— Start Material provided —

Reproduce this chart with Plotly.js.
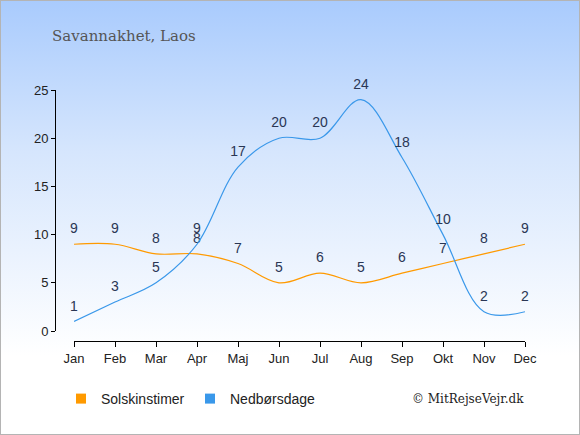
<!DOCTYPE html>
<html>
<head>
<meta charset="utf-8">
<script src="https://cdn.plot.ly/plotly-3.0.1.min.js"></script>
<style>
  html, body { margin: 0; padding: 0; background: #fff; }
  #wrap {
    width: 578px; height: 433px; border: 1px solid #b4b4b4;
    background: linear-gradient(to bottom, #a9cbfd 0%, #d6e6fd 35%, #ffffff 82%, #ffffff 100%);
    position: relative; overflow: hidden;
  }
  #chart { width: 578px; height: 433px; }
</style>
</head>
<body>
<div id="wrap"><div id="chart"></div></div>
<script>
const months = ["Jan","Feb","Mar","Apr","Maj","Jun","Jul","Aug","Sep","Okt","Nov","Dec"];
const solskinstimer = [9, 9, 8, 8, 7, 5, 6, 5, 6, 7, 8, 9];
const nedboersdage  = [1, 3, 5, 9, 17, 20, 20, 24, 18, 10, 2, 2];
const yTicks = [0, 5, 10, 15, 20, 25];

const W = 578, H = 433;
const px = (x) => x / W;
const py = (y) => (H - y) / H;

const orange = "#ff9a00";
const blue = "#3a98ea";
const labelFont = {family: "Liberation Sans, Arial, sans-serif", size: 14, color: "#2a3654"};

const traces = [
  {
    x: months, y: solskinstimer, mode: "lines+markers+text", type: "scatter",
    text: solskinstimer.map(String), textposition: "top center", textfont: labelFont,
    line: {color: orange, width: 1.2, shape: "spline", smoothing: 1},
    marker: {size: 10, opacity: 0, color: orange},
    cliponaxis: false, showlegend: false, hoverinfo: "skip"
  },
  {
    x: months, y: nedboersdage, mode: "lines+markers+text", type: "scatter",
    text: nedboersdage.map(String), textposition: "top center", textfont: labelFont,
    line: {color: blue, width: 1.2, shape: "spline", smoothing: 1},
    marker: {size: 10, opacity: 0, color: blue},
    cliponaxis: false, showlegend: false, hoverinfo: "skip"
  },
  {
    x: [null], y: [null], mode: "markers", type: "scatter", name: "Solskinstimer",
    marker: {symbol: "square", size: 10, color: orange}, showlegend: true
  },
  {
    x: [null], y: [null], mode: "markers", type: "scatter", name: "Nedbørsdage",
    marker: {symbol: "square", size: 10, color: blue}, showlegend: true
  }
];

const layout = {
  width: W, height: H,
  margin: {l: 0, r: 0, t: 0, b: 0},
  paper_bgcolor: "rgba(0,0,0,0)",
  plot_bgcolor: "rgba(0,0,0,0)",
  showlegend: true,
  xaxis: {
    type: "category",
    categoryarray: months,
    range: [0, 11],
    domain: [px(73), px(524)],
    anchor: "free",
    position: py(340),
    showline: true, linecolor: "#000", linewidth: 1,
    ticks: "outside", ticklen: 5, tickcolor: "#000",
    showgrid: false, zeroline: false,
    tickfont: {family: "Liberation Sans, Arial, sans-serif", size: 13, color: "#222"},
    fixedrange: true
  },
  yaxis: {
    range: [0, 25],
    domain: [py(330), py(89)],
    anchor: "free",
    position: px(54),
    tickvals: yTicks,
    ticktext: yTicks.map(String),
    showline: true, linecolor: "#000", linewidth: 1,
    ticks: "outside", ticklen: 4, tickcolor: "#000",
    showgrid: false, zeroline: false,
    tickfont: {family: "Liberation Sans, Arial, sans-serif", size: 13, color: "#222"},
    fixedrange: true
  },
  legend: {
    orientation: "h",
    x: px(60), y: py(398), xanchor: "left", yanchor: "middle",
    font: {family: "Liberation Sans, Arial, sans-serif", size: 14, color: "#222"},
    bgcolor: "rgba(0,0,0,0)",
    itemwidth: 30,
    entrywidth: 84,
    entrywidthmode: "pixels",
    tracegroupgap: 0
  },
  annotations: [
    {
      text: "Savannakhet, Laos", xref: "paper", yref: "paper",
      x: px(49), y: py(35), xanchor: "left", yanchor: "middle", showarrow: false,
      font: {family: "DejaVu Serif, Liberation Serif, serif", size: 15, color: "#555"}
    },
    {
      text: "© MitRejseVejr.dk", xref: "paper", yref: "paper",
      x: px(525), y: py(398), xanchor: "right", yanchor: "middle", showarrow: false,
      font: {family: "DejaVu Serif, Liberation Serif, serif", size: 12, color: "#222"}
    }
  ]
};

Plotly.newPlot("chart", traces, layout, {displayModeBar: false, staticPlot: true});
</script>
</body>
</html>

— End Material provided —

Go through the listing above and locate each line that holds the word "chart". Copy those lines.

Reproduce this chart with Plotly.js.
  #chart { width: 578px; height: 433px; }
<div id="wrap"><div id="chart"></div></div>
Plotly.newPlot("chart", traces, layout, {displayModeBar: false, staticPlot: true});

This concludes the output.